May 29, 2013
I refer not to the residential kind of accommodations of which we are all familiar but the adjustments one must make to the inevitable vicissitudes one experiences navigating the rolling swells that sometimes threaten life’s equilibrium.
Adapting to such currents requires patience, self-control, tolerance, understanding, and the capacity to overlook annoyances. By “overlook” I do not mean “ignore” but to look beyond the immediate irritation to something more important than anger or withdrawal.
In a marriage, it takes two to have a fight, the consequences of which can do damage well beyond the cause of the conflict. There are the lingering resentments that carry the seeds of future discord, not to mention the effects upon children.
Too often winning the argument at all costs is viewed as paramount. Retaliation and vindication stoke the acrimony and the reason for the dispute disappears in the conflagration.
Accommodation asks: Is it worth it? What’s to be gained and what’s the risk in a confrontation?

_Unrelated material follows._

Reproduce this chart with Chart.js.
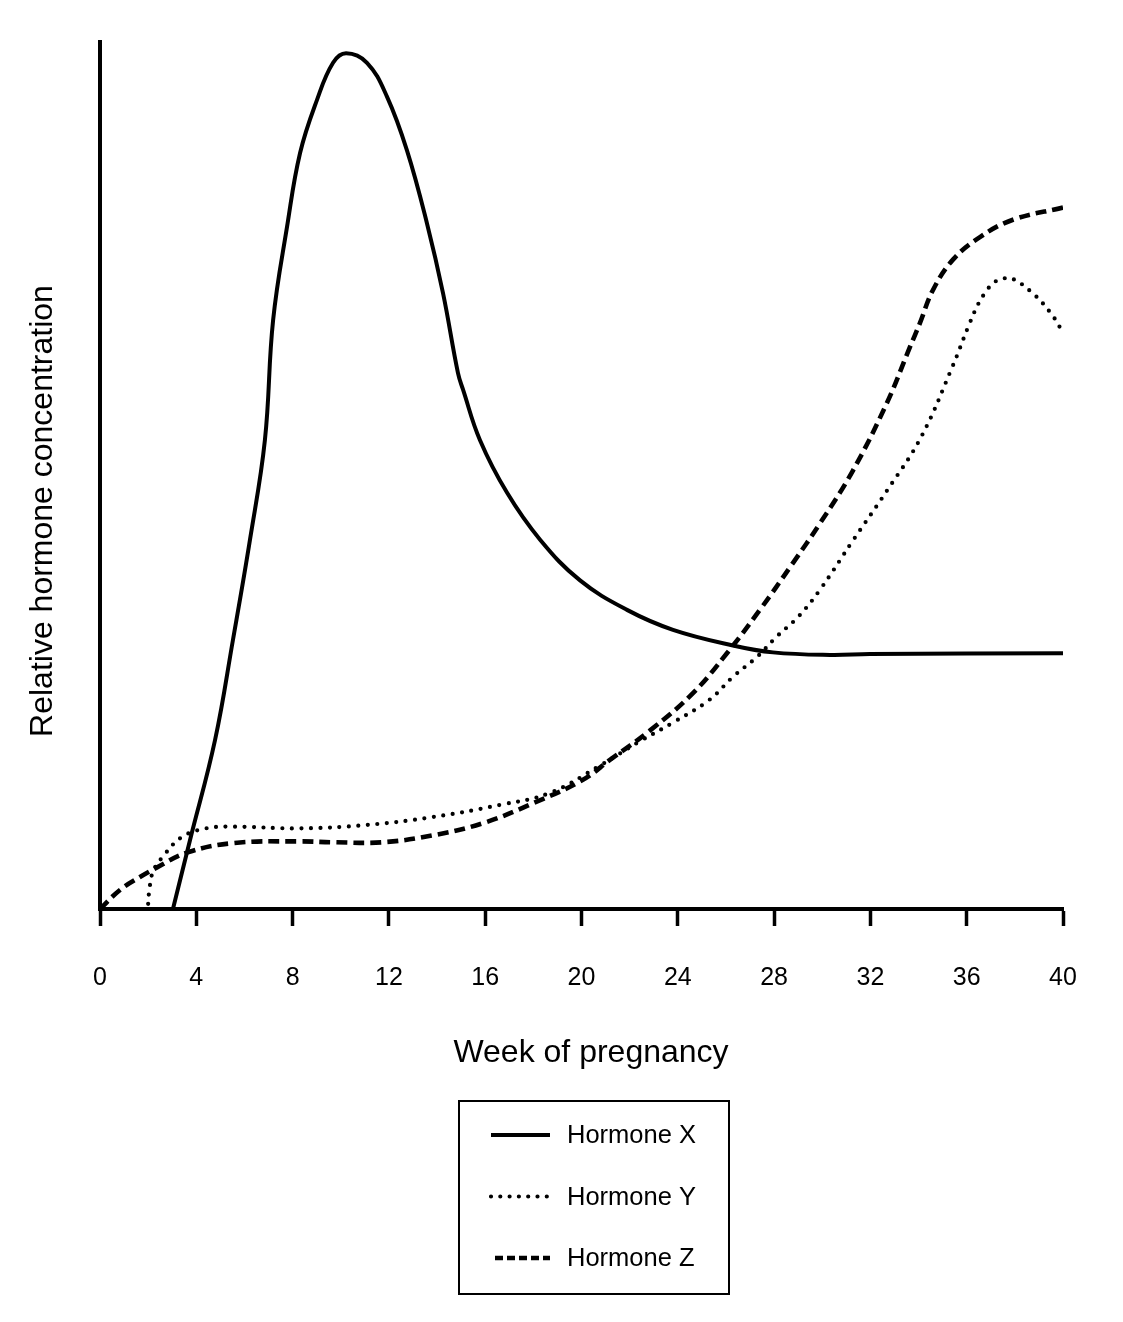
<!DOCTYPE html>
<html>
<head>
<meta charset="utf-8">
<script src="https://cdn.jsdelivr.net/npm/chart.js@4.4.1/dist/chart.umd.min.js"></script>
<style>
  html, body { margin: 0; padding: 0; background: #ffffff; }
  #wrap { width: 1123px; height: 1322px; }
</style>
</head>
<body>
<div id="wrap"><canvas id="c" width="1123" height="1322"></canvas></div>
<script>
// ---- data ----
const seriesNames = ['Hormone X', 'Hormone Y', 'Hormone Z'];

const weeksX  = [3.03, 3.74, 4.78, 5.52, 6.23, 6.85, 7.19, 7.77, 8.31, 9.01, 9.68, 10.22, 11.09, 11.92, 12.75, 13.58, 14.25, 14.87, 15.08, 15.78, 16.91, 18.28, 19.94, 21.89, 23.80, 26.29, 27.95, 30.32, 31.98, 40];
const valuesX = [0, 7.96, 19.5, 31.0, 42.6, 54.1, 67.9, 78.7, 87.2, 93.3, 97.6, 98.7, 97.6, 93.7, 87.5, 79.1, 71.0, 61.8, 59.9, 54.1, 48.0, 42.6, 37.9, 34.5, 32.2, 30.4, 29.6, 29.3, 29.4, 29.5];

const weeksY  = [2.0, 2.05, 2.2, 2.6, 3.4, 4.4, 5.5, 8.3, 11.1, 13.8, 16.6, 18.7, 20.8, 22.4, 23.8, 25.3, 26.3, 27.3, 28.1, 29.0, 29.9, 31.3, 32.7, 34.1, 35.4, 36.1, 36.5, 36.8, 37.1, 37.5, 37.9, 38.75, 39.5, 40];
const valuesY = [0.6, 2.2, 4.3, 6.0, 8.3, 9.3, 9.5, 9.3, 9.7, 10.6, 12.0, 13.4, 16.6, 19.3, 21.5, 24.1, 26.8, 29.1, 31.4, 33.7, 36.8, 42.6, 48.3, 54.4, 62.5, 67.4, 69.9, 71.2, 72.2, 72.7, 72.7, 71.0, 68.7, 66.5];

const weeksZ  = [0, 0.83, 1.66, 2.37, 3.61, 5.52, 8.31, 9.68, 11.75, 13.83, 15.91, 17.99, 20.06, 21.18, 22.85, 24.63, 26.04, 27.41, 28.78, 29.91, 31.28, 32.69, 33.64, 34.06, 34.60, 35.43, 36.55, 37.92, 40];
const valuesZ = [0, 2.2, 3.7, 4.8, 6.5, 7.6, 7.8, 7.7, 7.7, 8.5, 9.9, 12.2, 14.9, 17.2, 20.6, 24.9, 29.5, 34.5, 39.9, 44.5, 50.6, 58.4, 64.8, 67.6, 71.4, 74.9, 77.5, 79.5, 80.9];

const xTickValues = [0, 4, 8, 12, 16, 20, 24, 28, 32, 36, 40];
const xTitle = 'Week of pregnancy';
const yTitle = 'Relative hormone concentration';

// ---- build ----
const FONT = '"Liberation Sans", Arial, Helvetica, sans-serif';
const pts = (xs, ys) => xs.map((x, i) => ({ x: x, y: ys[i] }));

const datasets = [
  { label: seriesNames[0], data: pts(weeksX, valuesX), borderWidth: 4, borderDash: [], borderCapStyle: 'butt', legendDash: [] },
  { label: seriesNames[1], data: pts(weeksY, valuesY), borderWidth: 4.2, borderDash: [0, 9.5], borderCapStyle: 'round', legendDash: [0, 9.3] },
  { label: seriesNames[2], data: pts(weeksZ, valuesZ), borderWidth: 4.6, borderDash: [11, 6], borderCapStyle: 'butt', legendDash: [8, 4] }
].map(d => Object.assign(d, {
  borderColor: '#000', backgroundColor: '#000', fill: false,
  pointRadius: 0, pointHoverRadius: 0, cubicInterpolationMode: 'default', tension: 0.4, borderJoinStyle: 'round'
}));

const whiteBg = {
  id: 'whiteBg',
  beforeDraw(chart) {
    const c = chart.ctx; c.save(); c.fillStyle = '#fff';
    c.fillRect(0, 0, chart.width, chart.height); c.restore();
  }
};

// axis titles (placed like the reference, which is not centred on the axes)
const axisTitles = {
  id: 'axisTitles',
  afterDraw(chart) {
    const c = chart.ctx;
    c.save();
    c.fillStyle = '#000';
    c.font = '32px ' + FONT;
    c.textAlign = 'center';
    c.textBaseline = 'middle';
    c.fillText(xTitle, 591, 1053);
    c.translate(43, 511);
    c.rotate(-Math.PI / 2);
    c.fillText(yTitle, 0, 0);
    c.restore();
  }
};

const boxLegend = {
  id: 'boxLegend',
  afterDraw(chart) {
    const c = chart.ctx;
    c.save();
    c.strokeStyle = '#000';
    c.lineWidth = 2;
    c.setLineDash([]);
    c.strokeRect(459, 1101, 270, 193);
    chart.data.datasets.forEach((ds, i) => {
      const y = 1135 + i * 61.5;
      c.beginPath();
      c.setLineDash(ds.legendDash);
      c.lineCap = ds.borderCapStyle;
      c.lineWidth = ds.borderWidth;
      c.moveTo(i === 2 ? 495 : 491, y);
      c.lineTo(550, y);
      c.stroke();
      c.setLineDash([]);
      c.fillStyle = '#000';
      c.font = '25.5px ' + FONT;
      c.textAlign = 'left';
      c.textBaseline = 'middle';
      c.fillText(ds.label, 567, y + 1);
    });
    c.restore();
  }
};

new Chart(document.getElementById('c'), {
  type: 'line',
  data: { datasets: datasets },
  options: {
    responsive: false,
    animation: false,
    devicePixelRatio: 1,
    layout: { padding: { left: 100, right: 60, top: 42, bottom: 292 } },
    plugins: { legend: { display: false }, tooltip: { enabled: false } },
    scales: {
      x: {
        type: 'linear',
        min: 0, max: 40,
        afterBuildTicks: (s) => { s.ticks = xTickValues.map(v => ({ value: v })); },
        border: { display: true, color: '#000', width: 4, z: 1 },
        grid: { display: true, drawOnChartArea: false, drawTicks: true, tickLength: 17, tickWidth: 3.5, tickColor: '#000' },
        ticks: { color: '#000', font: { family: FONT, size: 25 }, padding: 37, maxRotation: 0, autoSkip: false },
        title: { display: false }
      },
      y: {
        type: 'linear',
        min: 0, max: 100,
        border: { display: true, color: '#000', width: 4, z: 1 },
        grid: { display: false, drawTicks: false },
        ticks: { display: false },
        title: { display: false }
      }
    }
  },
  plugins: [whiteBg, axisTitles, boxLegend]
});
</script>
</body>
</html>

Choosing not to engage by listening quietly, agreeing at least in substance, or walking away is often the wiser course. Learning to live with petty irritants that get under your skin but are unlikely to change is not giving up but giving in to a higher impulse – peacemaking.
Anger is usually unproductive no matter how much better you think you will feel if you let it out. We invariably say things when we are angry that we later regret. It is the response to a crisis and not the crisis itself that fuels the confrontation.
Knowing when not to engage is important. Knowing when not to become involved in a war is a lot easier than getting out after it has begun. Over the years, I have learned not to engage in unproductive exchanges. I simply choose not to do so at that level.
Accommodation involves the ability to look beyond the immediate to a larger, more important goal. Within a family, it’s looking beyond the argument to the damage protracted disagreements will do to relationships. In government, it’s placing the common good over partisan political dysfunction.
Our culture has become more contentious. Being assertive, firm, and independent are today’s values, replacing compassion, humility, restraint, civility, and sacrifice. These “softer” virtues, so necessary to the calm, orderly, and balanced exercise of power are now viewed as weakness.
The effects of this change are all around us; in Congress, the Middle East and Wall Street. We tend to see things in stark contrast: winning versus losing, success or failure, love or hate.
Accommodation is a far more realistic blending of opposites. It recognizes that in winning there is loss, that success involves failures, and that hate is the flip side of love. Wisdom is the prudent application of knowledge to events, large and small. It recognizes the importance of the “softer” virtues in achieving harmony.
“Blessed are the peacemakers!” Too bad there aren’t more of them.
James W. Dolan is a retired Dorchester District Court judge who now practices law.